▶ _What is asked_
Word for word, extract the first line of the records below and each line after it, up to and including the line with "6.5, 6.3, 6.3]". Pictures are left out.

▶ _Data_
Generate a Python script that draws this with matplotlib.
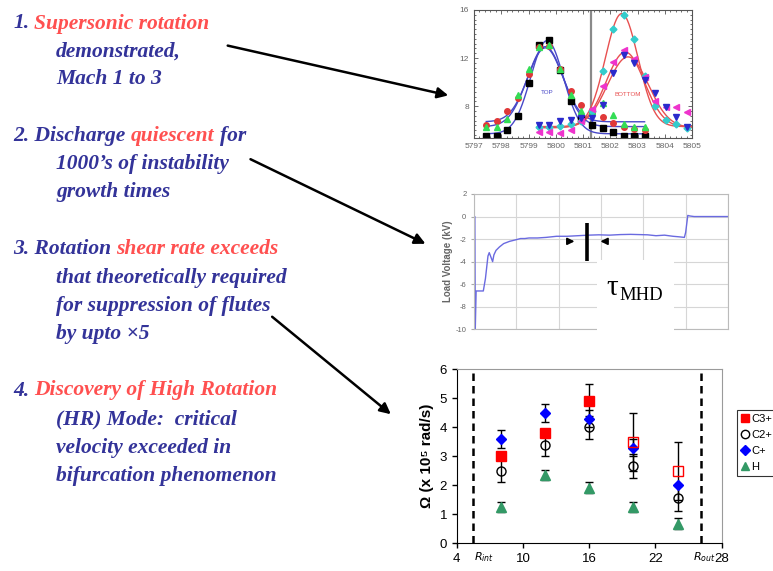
import numpy as np
import matplotlib
matplotlib.use("Agg")
import matplotlib.pyplot as plt
from matplotlib.patches import Rectangle
from matplotlib.lines import Line2D

plt.rcParams["font.family"] = ["Liberation Sans", "DejaVu Sans"]
plt.rcParams["axes.unicode_minus"] = False

BLUE_TXT = "#333399"
RED_TXT = "#ff5050"

# ---- slide text: each line is a list of (text, colour) pieces ----
lines = [
    (13, 28.5, [("1.", BLUE_TXT), ("Supersonic rotation", RED_TXT)]),
    (56, 56.5, [("demonstrated,", BLUE_TXT)]),
    (56, 84.5, [("Mach 1 to 3", BLUE_TXT)]),
    (13, 141.5, [("2. Discharge", BLUE_TXT), ("quiescent", RED_TXT), ("for", BLUE_TXT)]),
    (56, 169, [("1000\u2019s of instability", BLUE_TXT)]),
    (56, 197, [("growth times", BLUE_TXT)]),
    (13, 254, [("3. Rotation", BLUE_TXT), ("shear rate exceeds", RED_TXT)]),
    (56, 282.5, [("that theoretically required", BLUE_TXT)]),
    (56, 310.5, [("for suppression of flutes", BLUE_TXT)]),
    (56, 338.5, [("by upto \u00d75", BLUE_TXT)]),
    (13, 395.5, [("4.", BLUE_TXT), ("Discovery of High Rotation", RED_TXT)]),
    (56, 424, [("(HR) Mode:  critical", BLUE_TXT)]),
    (56, 452.5, [("velocity exceeded in", BLUE_TXT)]),
    (56, 480.5, [("bifurcation phenomenon", BLUE_TXT)]),
]
arrows = [((225, 45), (451, 96)), ((248, 158), (428, 245)), ((270, 315), (393, 416))]

# ---- top chart: line profiles (TOP / BOTTOM chords) ----
wl_top = [5797.45, 5797.84, 5798.22, 5798.61, 5799.0, 5799.38, 5799.77, 5800.16,
          5800.55, 5800.94, 5801.33, 5801.72, 5802.1, 5802.49, 5802.88, 5803.26]
top_black = [5.5, 5.55, 6.0, 7.2, 9.9, 13.1, 13.5, 11.0, 8.4, 6.9, 6.4, 6.15, 5.85, 5.5, 5.55, 5.5]
top_red = [6.45, 6.8, 7.6, 8.7, 10.7, 12.9, 13.0, 11.1, 9.3, 8.1, 7.5, 7.1, 6.6, 6.25, 6.1, 6.05]
top_green = [6.3, 6.3, 6.9, 8.9, 11.1, 12.9, 13.1, 11.1, 8.9, 7.6, 7.6, 8.3, 7.3, 6.5, 6.3, 6.3]

wl_bot = [5799.38, 5799.77, 5800.16, 5800.55, 5800.94, 5801.33, 5801.72, 5802.1,
          5802.49, 5802.88, 5803.26, 5803.65, 5804.04, 5804.42, 5804.8]
bot_cyan = [6.3, 6.3, 6.35, 6.5, 6.8, 7.6, 10.9, 14.45, 15.6, 13.55, 10.5, 8.05, 6.85, 6.5, 6.2]
bot_magenta = [5.85, 5.85, 5.8, 6.0, 6.8, 7.8, 9.7, 11.7, 12.7, 11.9, 10.4, 8.4, 7.95, 7.9, 7.5]
bot_blue = [6.45, 6.45, 6.8, 6.85, 7.05, 7.0, 8.1, 10.75, 12.25, 11.6, 10.2, 9.1, 7.9, 7.1, 6.3]

# gaussian fit parameters: centre, peak, width, baseline
top_fit_center = [5799.68, 5799.62, 5799.62]
top_fit_peak = [13.45, 12.95, 12.85]
top_fit_width = [0.6, 0.66, 0.64]
top_fit_base = [5.7, 6.3, 6.7]
bot_fit_center = [5802.42, 5802.55, 5802.65]
bot_fit_peak = [15.7, 12.5, 12.1]
bot_fit_width = [0.6, 0.7, 0.75]
bot_fit_base = [6.3, 6.25, 6.2]
divider_wl = 5801.3

# ---- middle chart: load voltage trace ----
trace_t = [0.0, 0.02, 0.03, 0.05, 0.22, 0.27, 0.33, 0.36, 0.40, 0.44, 0.47, 0.52, 0.6, 0.7,
           0.84, 1.0, 1.1, 1.2, 1.3, 1.5, 1.7, 1.95, 2.2, 2.45, 2.7, 2.95, 3.2, 3.45, 3.7,
           3.9, 4.1, 4.3, 4.5, 4.7, 4.85, 4.97, 5.0, 5.05, 5.1, 5.2, 6.0]
trace_v = [0.0, 0.0, -10.0, -6.6, -6.6, -5.5, -3.5, -3.2, -3.6, -4.0, -3.4, -3.0, -2.7, -2.4,
           -2.2, -2.05, -1.95, -1.95, -1.9, -1.9, -1.85, -1.75, -1.75, -1.7, -1.65, -1.62,
           -1.65, -1.6, -1.58, -1.6, -1.62, -1.7, -1.65, -1.75, -1.8, -1.85, -1.4, 0.1,
           0.05, 0.0, 0.0]
mhd_t = 2.68

# ---- bottom chart: rotation frequency vs radius ----
radius = [8, 12, 16, 20, 24]
c3 = [3.0, 3.8, 4.9, 3.5, 2.5]
c3_err = [0, 0, 0.6, 1.0, 1.0]
c3_open = [False, False, False, True, True]
c2 = [2.5, 3.4, 4.0, 2.67, 1.55]
c2_err = [0.4, 0.4, 0.4, 0.42, 0.42]
c1 = [3.6, 4.5, 4.3, 3.3, 2.0]
c1_err = [0.3, 0.3, 0.3, 0.3, 0]
h = [1.25, 2.35, 1.92, 1.25, 0.68]
h_err = [0.18, 0.18, 0.18, 0.18, 0.2]
r_int, r_out = 5.5, 26.1

W, H = 773, 571
fig = plt.figure(figsize=(W / 100, H / 100), dpi=100)


def box(left, top, right, bottom):
    return [left / W, 1 - bottom / H, (right - left) / W, (bottom - top) / H]


# overlay in pixel coordinates for the slide text and arrows
ax0 = fig.add_axes([0, 0, 1, 1])
ax0.set_xlim(0, W)
ax0.set_ylim(H, 0)
ax0.axis("off")

renderer = fig.canvas.get_renderer()
text_kw = dict(family="Liberation Serif", weight="bold", style="italic", fontsize=15.5,
               va="baseline", ha="left")


def width_of(s):
    t = ax0.text(0, 0, s, **text_kw)
    w = t.get_window_extent(renderer).width
    t.remove()
    return w


space_w = width_of("n n") - width_of("nn")
for x, y, parts in lines:
    for s, c in parts:
        t = ax0.text(x, y, s, color=c, **text_kw)
        x = t.get_window_extent(renderer).x1 + space_w

for start, tip in arrows:
    ax0.annotate("", xy=tip, xytext=start,
                 arrowprops=dict(arrowstyle="-|>", lw=1.8, color="black", mutation_scale=16))

# ---------------- top chart ----------------
ax1 = fig.add_axes(box(474, 10, 692, 138))
grey = "#666666"
ax1.axvline(divider_wl, color="#8a8a8a", lw=1.6, zorder=1)
xs = np.linspace(wl_top[0], wl_top[-1], 300)
for c, p, w, b in zip(top_fit_center, top_fit_peak, top_fit_width, top_fit_base):
    ax1.plot(xs, b + (p - b) * np.exp(-0.5 * ((xs - c) / w) ** 2), color="#4848c8", lw=1.0)
xs = np.linspace(wl_bot[0] - 0.05, 5805, 300)
for c, p, w, b in zip(bot_fit_center, bot_fit_peak, bot_fit_width, bot_fit_base):
    ax1.plot(xs, b + (p - b) * np.exp(-0.5 * ((xs - c) / w) ** 2), color="#e85050", lw=1.0)
ms = 4.0
ax1.plot(wl_top, top_black, "s", color="black", ms=ms)
ax1.plot(wl_top, top_red, "o", color="#e03838", ms=ms)
ax1.plot(wl_top, top_green, "^", color="#33dd55", ms=ms)
ax1.plot(wl_bot, bot_cyan, "D", color="#33cccc", ms=ms - 0.5)
ax1.plot(wl_bot, bot_magenta, "<", color="#ee33cc", ms=ms)
ax1.plot(wl_bot, bot_blue, "v", color="#2a2acc", ms=ms)
ax1.text(5799.7, 9.1, "TOP", color="#4848c8", fontsize=4.5, ha="center", va="center")
ax1.text(5802.65, 9.0, "BOTTOM", color="#e85050", fontsize=4.5, ha="center", va="center")
ax1.set_xlim(5797, 5805)
ax1.set_ylim(5.35, 16)
ax1.set_xticks(range(5797, 5806))
ax1.set_yticks([8, 12, 16])
ax1.set_xticks(np.arange(5797, 5805.01, 0.2), minor=True)
ax1.set_yticks(np.arange(5.6, 16.01, 0.4), minor=True)
ax1.tick_params(which="both", direction="in", top=True, right=True, colors="#555555",
                labelcolor=grey, labelsize=6, width=0.6)
ax1.tick_params(which="major", length=3)
ax1.tick_params(which="minor", length=1.5)
for sp in ax1.spines.values():
    sp.set_color("#555555")
    sp.set_linewidth(0.8)

# ---------------- middle chart ----------------
ax2 = fig.add_axes(box(474, 194, 728, 329.3))
ax2.plot(trace_t, trace_v, color="#6a6ae0", lw=1.0)
ax2.set_xlim(0, 6)
ax2.set_ylim(-10, 2)
ax2.set_yticks(range(-10, 3, 2))
ax2.set_xticks(range(0, 7))
ax2.tick_params(axis="x", labelbottom=False, length=0)
ax2.tick_params(axis="y", length=2, colors="#aaaaaa", labelcolor=grey, labelsize=5.5)
ax2.grid(color="#d6d6d6", lw=0.8)
for sp in ax2.spines.values():
    sp.set_color("#bbbbbb")
ax2.set_ylabel("Load Voltage (kV)", fontsize=7, color=grey, weight="bold", labelpad=2)
ax2.plot([mhd_t, mhd_t], [-0.55, -3.95], color="black", lw=2.6, solid_capstyle="butt")
ax2.annotate("", xy=(2.44, -2.2), xytext=(2.15, -2.2),
             arrowprops=dict(arrowstyle="-|>", color="black", lw=1.3, mutation_scale=10))
ax2.annotate("", xy=(2.92, -2.2), xytext=(3.22, -2.2),
             arrowprops=dict(arrowstyle="-|>", color="black", lw=1.3, mutation_scale=10))
ax2.add_patch(Rectangle((2.9, -10.3), 1.82, 6.45, facecolor="white", edgecolor="none",
                        clip_on=False, zorder=5))
fig.text(606 / W, 1 - 295 / H, "\u03c4", family="Liberation Serif", fontsize=21,
         va="baseline", ha="left")
fig.text(619 / W, 1 - 300.5 / H, "MHD", family="Liberation Serif", fontsize=13.5,
         va="baseline", ha="left")

# ---------------- bottom chart ----------------
ax3 = fig.add_axes(box(456.7, 369.3, 721.7, 543.3))
ax3.axvline(r_int, color="black", lw=1.8, ls=(0, (3, 2)))
ax3.axvline(r_out, color="black", lw=1.8, ls=(0, (3, 2)))
eb = dict(fmt="none", ecolor="black", elinewidth=1.0, capsize=3, capthick=1.0)
ax3.errorbar(radius, c2, yerr=c2_err, **eb)
ax3.errorbar(radius, c1, yerr=c1_err, **eb)
ax3.errorbar(radius, c3, yerr=c3_err, **eb)
ax3.errorbar(radius, h, yerr=h_err, **eb)
mk = 6.5
ax3.plot(radius, c2, "o", mfc="none", mec="black", mew=1.0, ms=mk, label="C2+")
ax3.plot(radius, c1, "D", color="#0000ff", ms=mk - 1, label="C+")
r_fill = [r for r, o in zip(radius, c3_open) if not o]
v_fill = [v for v, o in zip(c3, c3_open) if not o]
r_open = [r for r, o in zip(radius, c3_open) if o]
v_open = [v for v, o in zip(c3, c3_open) if o]
ax3.plot(r_fill, v_fill, "s", color="#ff0000", ms=mk, label="C3+")
ax3.plot(r_open, v_open, "s", mfc="none", mec="#ff0000", mew=1.0, ms=mk)
ax3.plot(radius, h, "^", color="#339966", ms=mk, label="H")
ax3.set_xlim(4, 28)
ax3.set_ylim(0, 6)
ax3.set_xticks([4, 10, 16, 22, 28])
ax3.set_yticks(range(0, 7))
ax3.tick_params(labelsize=9.5, length=3.5, width=1)
ax3.spines["top"].set_color("#9a9a9a")
ax3.spines["right"].set_color("#9a9a9a")
ax3.set_ylabel("\u03a9 (x 10\u2075 rad/s)", fontsize=11, weight="bold", labelpad=4)
ax3.text(6.45, -0.096, r"$R_{int}$", fontsize=8, ha="center", va="baseline",
         transform=ax3.get_xaxis_transform())
ax3.text(26.4, -0.096, r"$R_{out}$", fontsize=8, ha="center", va="baseline",
         transform=ax3.get_xaxis_transform())

handles = [Line2D([], [], marker="s", ls="none", color="#ff0000", ms=6),
           Line2D([], [], marker="o", ls="none", mfc="none", mec="black", ms=6),
           Line2D([], [], marker="D", ls="none", color="#0000ff", ms=5),
           Line2D([], [], marker="^", ls="none", color="#339966", ms=6)]
leg = ax3.legend(handles, ["C3+", "C2+", "C+", "H"], loc="upper left",
                 bbox_to_anchor=(737 / W, 1 - 410 / H), bbox_transform=fig.transFigure,
                 fontsize=8, frameon=True, fancybox=False, edgecolor="black",
                 handlelength=0.7, handletextpad=0.2, borderpad=0.35, labelspacing=0.55,
                 borderaxespad=0)
leg.get_frame().set_linewidth(0.8)

fig.savefig("out.png", dpi=100)
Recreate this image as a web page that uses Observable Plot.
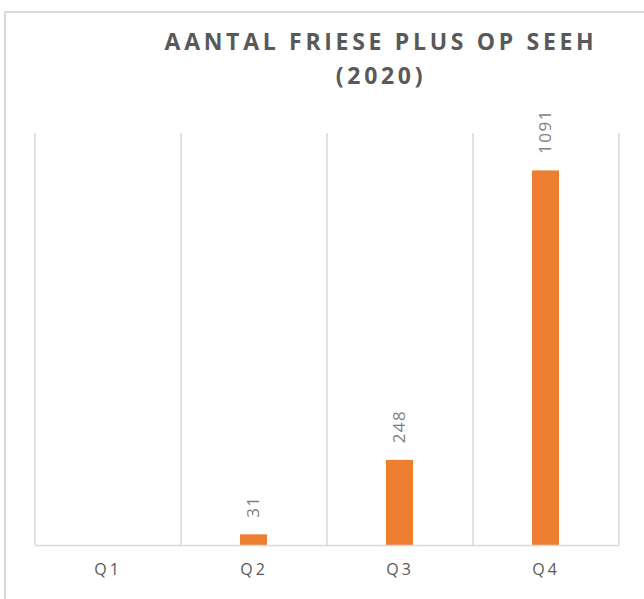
<!DOCTYPE html>
<html>
<head>
<meta charset="utf-8">
<script src="https://cdn.jsdelivr.net/npm/d3@7"></script>
<script src="https://cdn.jsdelivr.net/npm/@observablehq/plot@0.6"></script>
<style>
  html, body { margin: 0; padding: 0; background: #fff; }
  #wrap { position: relative; width: 644px; height: 599px; overflow: hidden; font-family: "Open Sans", sans-serif; }
  #frame { position: absolute; left: 4px; top: 11px; width: 700px; height: 700px; border-left: 2px solid #d9d9d9; border-top: 2px solid #d9d9d9; }
  #title { position: absolute; left: 381px; top: 24px; transform: translateX(-50%); text-align: center; white-space: nowrap;
           font-size: 23px; font-weight: 700; letter-spacing: 3.7px; line-height: 34px; color: #595959; }
  #chart { position: absolute; left: 0; top: 0; }
  #chart g[aria-label="x-axis tick label"] text { letter-spacing: 3px; }
  #chart g.vlabels text { letter-spacing: 1.5px; }
</style>
</head>
<body>
<div id="wrap">
  <div id="frame"></div>
  <div id="chart"></div>
  <div id="title">AANTAL FRIESE PLUS OP SEEH<br>(2020)</div>
</div>
<script>
const categories = ["Q1", "Q2", "Q3", "Q4"];
const values = [null, 31, 248, 1091];
const yDomain = [0, 1200];

const data = categories.map((q, i) => ({q, v: values[i]}));
const withValues = data.filter(d => d.v != null);

const step = (644 - 35 - 25) / categories.length;

const chart = Plot.plot({
  width: 644,
  height: 599,
  marginLeft: 35,
  marginRight: 25,
  marginTop: 133,
  marginBottom: 54,
  style: {fontFamily: "Open Sans, sans-serif", background: "transparent"},
  x: {domain: categories, paddingInner: 0.815, paddingOuter: 0.4075, label: null},
  y: {domain: yDomain, axis: null},
  marks: [
    Plot.ruleX(categories, {x: d => d, dx: -step / 2, stroke: "#d9d9d9", strokeWidth: 1.5}),
    Plot.ruleX(categories.slice(-1), {x: d => d, dx: step / 2, stroke: "#d9d9d9", strokeWidth: 1.5}),
    Plot.barY(withValues, {x: "q", y: "v", fill: "#ED7D31"}),
    Plot.ruleY([0], {stroke: "#d9d9d9", strokeWidth: 1.5}),
    Plot.text(withValues, {x: "q", y: "v", text: d => String(d.v), rotate: -90, textAnchor: "start", dy: -17,
      fill: "#7f7f7f", fontSize: 17, className: "vlabels"}),
    Plot.axisX({tickSize: 0, tickPadding: 18.5, fontSize: 16, color: "#595959", label: null})
  ]
});
document.getElementById("chart").appendChild(chart);
</script>
</body>
</html>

▶ _The reply_
Generate a Python script that draws this with matplotlib.
import numpy as np
import matplotlib
matplotlib.use("Agg")
import matplotlib.pyplot as plt
from matplotlib.patches import Rectangle
from matplotlib.lines import Line2D

plt.rcParams["font.family"] = ["Liberation Sans", "DejaVu Sans"]
plt.rcParams["axes.unicode_minus"] = False

BLUE_TXT = "#333399"
RED_TXT = "#ff5050"

# ---- slide text: each line is a list of (text, colour) pieces ----
lines = [
    (13, 28.5, [("1.", BLUE_TXT), ("Supersonic rotation", RED_TXT)]),
    (56, 56.5, [("demonstrated,", BLUE_TXT)]),
    (56, 84.5, [("Mach 1 to 3", BLUE_TXT)]),
    (13, 141.5, [("2. Discharge", BLUE_TXT), ("quiescent", RED_TXT), ("for", BLUE_TXT)]),
    (56, 169, [("1000\u2019s of instability", BLUE_TXT)]),
    (56, 197, [("growth times", BLUE_TXT)]),
    (13, 254, [("3. Rotation", BLUE_TXT), ("shear rate exceeds", RED_TXT)]),
    (56, 282.5, [("that theoretically required", BLUE_TXT)]),
    (56, 310.5, [("for suppression of flutes", BLUE_TXT)]),
    (56, 338.5, [("by upto \u00d75", BLUE_TXT)]),
    (13, 395.5, [("4.", BLUE_TXT), ("Discovery of High Rotation", RED_TXT)]),
    (56, 424, [("(HR) Mode:  critical", BLUE_TXT)]),
    (56, 452.5, [("velocity exceeded in", BLUE_TXT)]),
    (56, 480.5, [("bifurcation phenomenon", BLUE_TXT)]),
]
arrows = [((225, 45), (451, 96)), ((248, 158), (428, 245)), ((270, 315), (393, 416))]

# ---- top chart: line profiles (TOP / BOTTOM chords) ----
wl_top = [5797.45, 5797.84, 5798.22, 5798.61, 5799.0, 5799.38, 5799.77, 5800.16,
          5800.55, 5800.94, 5801.33, 5801.72, 5802.1, 5802.49, 5802.88, 5803.26]
top_black = [5.5, 5.55, 6.0, 7.2, 9.9, 13.1, 13.5, 11.0, 8.4, 6.9, 6.4, 6.15, 5.85, 5.5, 5.55, 5.5]
top_red = [6.45, 6.8, 7.6, 8.7, 10.7, 12.9, 13.0, 11.1, 9.3, 8.1, 7.5, 7.1, 6.6, 6.25, 6.1, 6.05]
top_green = [6.3, 6.3, 6.9, 8.9, 11.1, 12.9, 13.1, 11.1, 8.9, 7.6, 7.6, 8.3, 7.3, 6.5, 6.3, 6.3]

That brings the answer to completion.